Dr. Josephson “wasn’t afraid to stick with his opinions. He was a great friend and a great aid during the trial,’’ said attorney Neil Rossman, who represented Lewis’s family.

Dr. Josephson was the sole author of the guiding textbook in the field, “Clinical Cardiac Electrophysiology: Techniques and Interpretations,’’ first published in 1979 and now in its fourth edition.

“He took nothing at face value and didn’t accept the standard explanation for things if there wasn’t a good scientific basis,’’ said his colleague Dr. Alfred Buxton, a cardiologist at Beth Israel. “He never stopped questioning.’’

Born in New York City, Dr. Josephson was the oldest of three siblings and grew up in Teaneck, N.J. His father, Sidney, was an attorney who worked at the Securities and Exchange Commission.

Dr. Josephson’s interest in medicine stemmed in part from his childhood, according to his sister Diane Dresdale of New York City. Their mother, Miriam, had open heart surgery twice and his father suffered from angina.

“I think the fact that he couldn’t save his parents just instilled this dogmatic drive to find answers,’’ Diane said.

Dr. Josephson graduated in 1965 with a bachelor’s degree from Trinity College in Hartford and served as a medical officer during the Vietnam War.

He received a medical degree from Columbia University College of Physicians and Surgeons in 1969 and completed his residency at Mount Sinai Hospital in New York.

After medical school, Dr. Josephson began his research into electrophysiology while at the US Public Health Service’s hospital in Staten Island, N.Y. His research led to techniques for catheter mapping of the heart, which form the basis for treatments used today to treat arrhythmias. During his career, he wrote hundreds of articles for medical journals.

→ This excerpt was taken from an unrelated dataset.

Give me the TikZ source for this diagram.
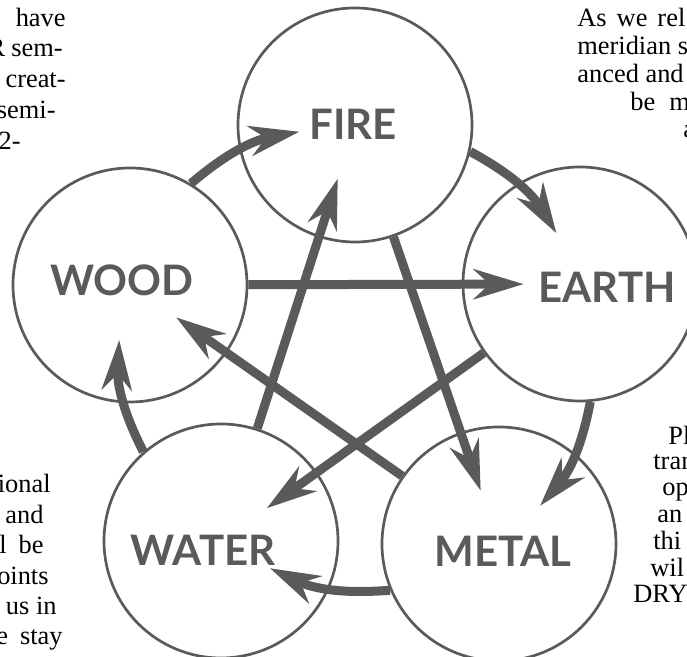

“It is difficult to imagine, from the point of view of today, just how revolutionary his approach was,’’ Dr. David Callans, associate director of electrophysiology at the University of Pennsylvania, said in a statement. “Although he endured significant criticism, this was the birth of interventional electrophysiology.’’

Dr. Josephson, who joined the faculty at Penn in 1975, was 38 when he was named chief of cardiology at the University of Pennsylvania in the early 1980s.

In 1992, he was recruited to Beth Israel and was named chief of cardiovascular medicine in 2001. He retired in 2015.

Among his many honors were the Paul Dudley White Award and the Eugene Braunwald Academic Mentorship Award, both in 2013 from the American Heart Association

Dr. Josephson was married 48 years to the former Joan Eisenberg. They met at the wedding of one of his cousins. The Josephsons had two daughters. Mrs. Josephson was 72 when she died of pancreatic cancer in June 2016.

This year, Beth Israel created the Joan and Mark Josephson Scholar Award to honor a faculty member who shows “commitment to the highest qualities of humanism in the care of patients.’’

“He was extremely smart, intense, driven, and passionate about his field. His work was his other child,’’ said their daughter Rachel of New York. “He loved solving things and figuring things out.’’

Dr. Josephson could be “sharp-tongued, witty, and demanding,’’ Rachel added. “He said what he meant and didn’t worry about it.’’

In addition to his daughter Rachel and his sister Diane, Dr. Josephson leaves his other daughter, Stephanie of Philadelphia; his brother, Alan of Springfield, Ill.; and three grandchildren.

A service has been held.

According to Dr. Josephson’s sister, he linked his cancer to asthma treatments he received as a boy in the late 1940s at a special clinic in Mississippi. Those treatments, he said, included arsenic. He developed bladder cancer almost six years ago and immersed himself in fighting the disease.

“He went down with his middle finger up. He was so not interested in dying,’’ said Rachel. Dr. Josephson, she added, was buried with his sheriff’s badge.